The Tata Operating System — the group's internal management methodology — provides shared frameworks for strategy development, talent management, risk governance, and sustainability reporting across operating companies. This shared infrastructure reduces the redundant cost of governance that each company would otherwise incur independently, and it enables cross-company talent mobility that develops generalist business leaders capable of operating across sectors. Executives who have led businesses across Tata's portfolio develop an unusual breadth of strategic experience that family-controlled single-sector companies cannot provide.

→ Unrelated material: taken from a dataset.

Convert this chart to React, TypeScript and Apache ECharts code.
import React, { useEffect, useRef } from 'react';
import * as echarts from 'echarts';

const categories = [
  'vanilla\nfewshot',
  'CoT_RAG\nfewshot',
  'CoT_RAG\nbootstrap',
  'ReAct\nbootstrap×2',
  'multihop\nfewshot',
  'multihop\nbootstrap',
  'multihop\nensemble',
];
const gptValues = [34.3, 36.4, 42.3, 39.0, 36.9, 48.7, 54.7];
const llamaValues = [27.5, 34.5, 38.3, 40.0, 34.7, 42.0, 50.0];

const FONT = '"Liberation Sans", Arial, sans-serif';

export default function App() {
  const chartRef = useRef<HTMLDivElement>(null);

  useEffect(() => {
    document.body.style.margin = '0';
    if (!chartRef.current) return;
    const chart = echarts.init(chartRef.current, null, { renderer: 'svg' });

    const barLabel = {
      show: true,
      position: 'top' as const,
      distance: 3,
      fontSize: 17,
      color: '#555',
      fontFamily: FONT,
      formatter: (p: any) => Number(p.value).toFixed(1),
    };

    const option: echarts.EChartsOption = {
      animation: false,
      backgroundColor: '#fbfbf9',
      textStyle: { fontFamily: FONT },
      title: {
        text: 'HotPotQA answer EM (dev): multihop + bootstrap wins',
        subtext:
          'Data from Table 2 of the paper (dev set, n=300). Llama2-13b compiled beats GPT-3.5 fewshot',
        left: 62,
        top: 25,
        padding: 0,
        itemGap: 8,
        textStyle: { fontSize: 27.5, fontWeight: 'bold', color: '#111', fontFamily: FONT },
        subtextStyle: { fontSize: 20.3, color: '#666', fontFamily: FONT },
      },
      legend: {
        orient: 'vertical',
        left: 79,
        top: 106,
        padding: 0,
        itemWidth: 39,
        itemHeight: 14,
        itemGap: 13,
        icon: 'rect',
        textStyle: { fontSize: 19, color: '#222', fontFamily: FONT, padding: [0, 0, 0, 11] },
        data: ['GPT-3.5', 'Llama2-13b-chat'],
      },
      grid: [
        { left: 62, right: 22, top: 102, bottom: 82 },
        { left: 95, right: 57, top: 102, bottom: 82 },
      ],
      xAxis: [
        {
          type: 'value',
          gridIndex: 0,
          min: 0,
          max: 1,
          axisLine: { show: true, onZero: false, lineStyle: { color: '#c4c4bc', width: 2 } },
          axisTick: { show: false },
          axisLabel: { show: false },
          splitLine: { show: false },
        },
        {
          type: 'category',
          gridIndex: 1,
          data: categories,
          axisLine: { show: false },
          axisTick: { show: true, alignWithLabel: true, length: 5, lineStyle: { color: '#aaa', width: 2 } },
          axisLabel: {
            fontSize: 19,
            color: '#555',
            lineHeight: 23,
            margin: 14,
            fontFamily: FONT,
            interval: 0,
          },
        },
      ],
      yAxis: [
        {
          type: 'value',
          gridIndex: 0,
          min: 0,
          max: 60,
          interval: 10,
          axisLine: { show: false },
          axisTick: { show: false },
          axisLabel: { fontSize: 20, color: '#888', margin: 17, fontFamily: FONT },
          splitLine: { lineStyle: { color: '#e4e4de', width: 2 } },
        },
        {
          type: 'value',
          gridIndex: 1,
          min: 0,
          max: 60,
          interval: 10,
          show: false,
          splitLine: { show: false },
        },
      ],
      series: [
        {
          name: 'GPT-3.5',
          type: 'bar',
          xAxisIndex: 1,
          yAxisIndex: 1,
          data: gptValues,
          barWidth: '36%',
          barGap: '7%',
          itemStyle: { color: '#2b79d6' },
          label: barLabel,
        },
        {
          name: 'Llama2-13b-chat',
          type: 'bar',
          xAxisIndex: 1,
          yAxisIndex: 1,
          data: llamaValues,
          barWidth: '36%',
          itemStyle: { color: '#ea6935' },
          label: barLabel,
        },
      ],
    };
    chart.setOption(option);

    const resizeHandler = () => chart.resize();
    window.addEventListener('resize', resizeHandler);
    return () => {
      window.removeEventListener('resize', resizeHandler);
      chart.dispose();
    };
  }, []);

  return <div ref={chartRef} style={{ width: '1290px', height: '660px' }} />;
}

Capital allocation within the Tata structure operates through Tata Sons' dividend receipts from operating subsidiaries, particularly the substantial dividend streams from TCS. Tata Sons uses these resources to fund strategic investments in portfolio companies, seed new ventures, and support the philanthropic activities of the controlling trusts. The dependence on TCS dividend income for group-level investment capital creates both a structural advantage — TCS's consistent profitability provides a reliable funding source — and a concentration risk: any deterioration in TCS's performance directly constrains the group's ability to fund strategic initiatives across the broader portfolio.

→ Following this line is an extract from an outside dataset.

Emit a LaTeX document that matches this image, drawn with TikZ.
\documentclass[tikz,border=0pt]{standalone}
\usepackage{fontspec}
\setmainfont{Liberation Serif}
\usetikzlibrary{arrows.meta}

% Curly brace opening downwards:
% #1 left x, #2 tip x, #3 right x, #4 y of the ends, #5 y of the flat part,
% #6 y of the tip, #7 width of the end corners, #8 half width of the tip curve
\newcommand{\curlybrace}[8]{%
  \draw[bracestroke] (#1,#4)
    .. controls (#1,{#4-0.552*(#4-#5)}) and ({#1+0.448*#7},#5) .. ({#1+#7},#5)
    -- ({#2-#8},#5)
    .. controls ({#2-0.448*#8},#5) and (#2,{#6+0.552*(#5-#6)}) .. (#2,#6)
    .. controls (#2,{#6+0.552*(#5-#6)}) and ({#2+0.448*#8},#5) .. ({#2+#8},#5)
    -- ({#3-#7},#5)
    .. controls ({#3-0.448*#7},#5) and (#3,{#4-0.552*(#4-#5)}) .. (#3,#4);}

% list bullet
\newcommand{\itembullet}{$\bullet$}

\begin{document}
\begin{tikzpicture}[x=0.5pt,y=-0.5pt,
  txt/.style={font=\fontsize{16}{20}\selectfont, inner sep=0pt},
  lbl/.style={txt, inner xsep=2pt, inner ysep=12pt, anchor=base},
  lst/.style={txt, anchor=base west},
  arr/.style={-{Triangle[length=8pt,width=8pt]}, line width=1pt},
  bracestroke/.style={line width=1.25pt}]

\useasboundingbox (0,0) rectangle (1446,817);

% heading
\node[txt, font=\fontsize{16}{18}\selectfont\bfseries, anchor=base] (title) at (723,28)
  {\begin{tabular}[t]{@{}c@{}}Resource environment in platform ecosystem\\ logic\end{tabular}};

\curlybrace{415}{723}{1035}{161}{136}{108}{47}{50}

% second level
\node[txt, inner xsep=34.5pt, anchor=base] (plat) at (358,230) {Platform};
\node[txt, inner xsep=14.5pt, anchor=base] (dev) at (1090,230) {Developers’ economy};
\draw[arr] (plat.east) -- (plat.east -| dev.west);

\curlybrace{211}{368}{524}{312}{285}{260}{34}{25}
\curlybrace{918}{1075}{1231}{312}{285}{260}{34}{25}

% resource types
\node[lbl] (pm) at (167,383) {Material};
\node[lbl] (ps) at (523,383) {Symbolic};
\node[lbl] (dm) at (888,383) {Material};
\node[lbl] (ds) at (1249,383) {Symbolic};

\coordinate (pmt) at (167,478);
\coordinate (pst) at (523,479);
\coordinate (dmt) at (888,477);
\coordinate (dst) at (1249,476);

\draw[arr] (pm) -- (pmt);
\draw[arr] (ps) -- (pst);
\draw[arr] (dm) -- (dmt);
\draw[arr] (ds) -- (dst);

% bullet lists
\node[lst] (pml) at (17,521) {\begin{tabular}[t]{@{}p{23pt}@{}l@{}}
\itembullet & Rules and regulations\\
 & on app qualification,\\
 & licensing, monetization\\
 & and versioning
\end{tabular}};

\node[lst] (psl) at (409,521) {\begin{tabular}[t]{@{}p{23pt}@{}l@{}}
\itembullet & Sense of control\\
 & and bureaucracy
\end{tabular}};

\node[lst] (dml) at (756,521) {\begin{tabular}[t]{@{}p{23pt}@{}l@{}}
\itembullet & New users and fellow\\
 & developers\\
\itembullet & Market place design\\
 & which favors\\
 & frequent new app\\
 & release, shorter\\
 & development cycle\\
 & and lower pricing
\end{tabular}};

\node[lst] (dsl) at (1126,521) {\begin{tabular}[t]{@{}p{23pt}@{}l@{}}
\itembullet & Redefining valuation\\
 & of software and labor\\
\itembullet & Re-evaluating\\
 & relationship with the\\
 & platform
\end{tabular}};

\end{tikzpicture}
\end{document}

The Tata Neu super-app strategy represents the most ambitious attempt to monetize the group's consumer breadth in the digital economy. Launched in April 2022, Tata Neu aggregates products and services from across the Tata portfolio — Air India flights, BigBasket groceries, 1mg healthcare, Croma electronics, Tata CLiQ fashion, Titan watches, and more — into a single digital commerce interface supported by the NeuCoin loyalty program. The thesis is that Tata's multi-category consumer presence, which touches the average Indian household across dozens of purchase categories, can be leveraged into a digital platform business that generates cross-selling, loyalty lock-in, and data assets that single-category competitors cannot match. Whether Tata Neu can achieve the daily active user engagement required to compete with established super-apps like Flipkart and Meesho remains the central question of the group's digital strategy.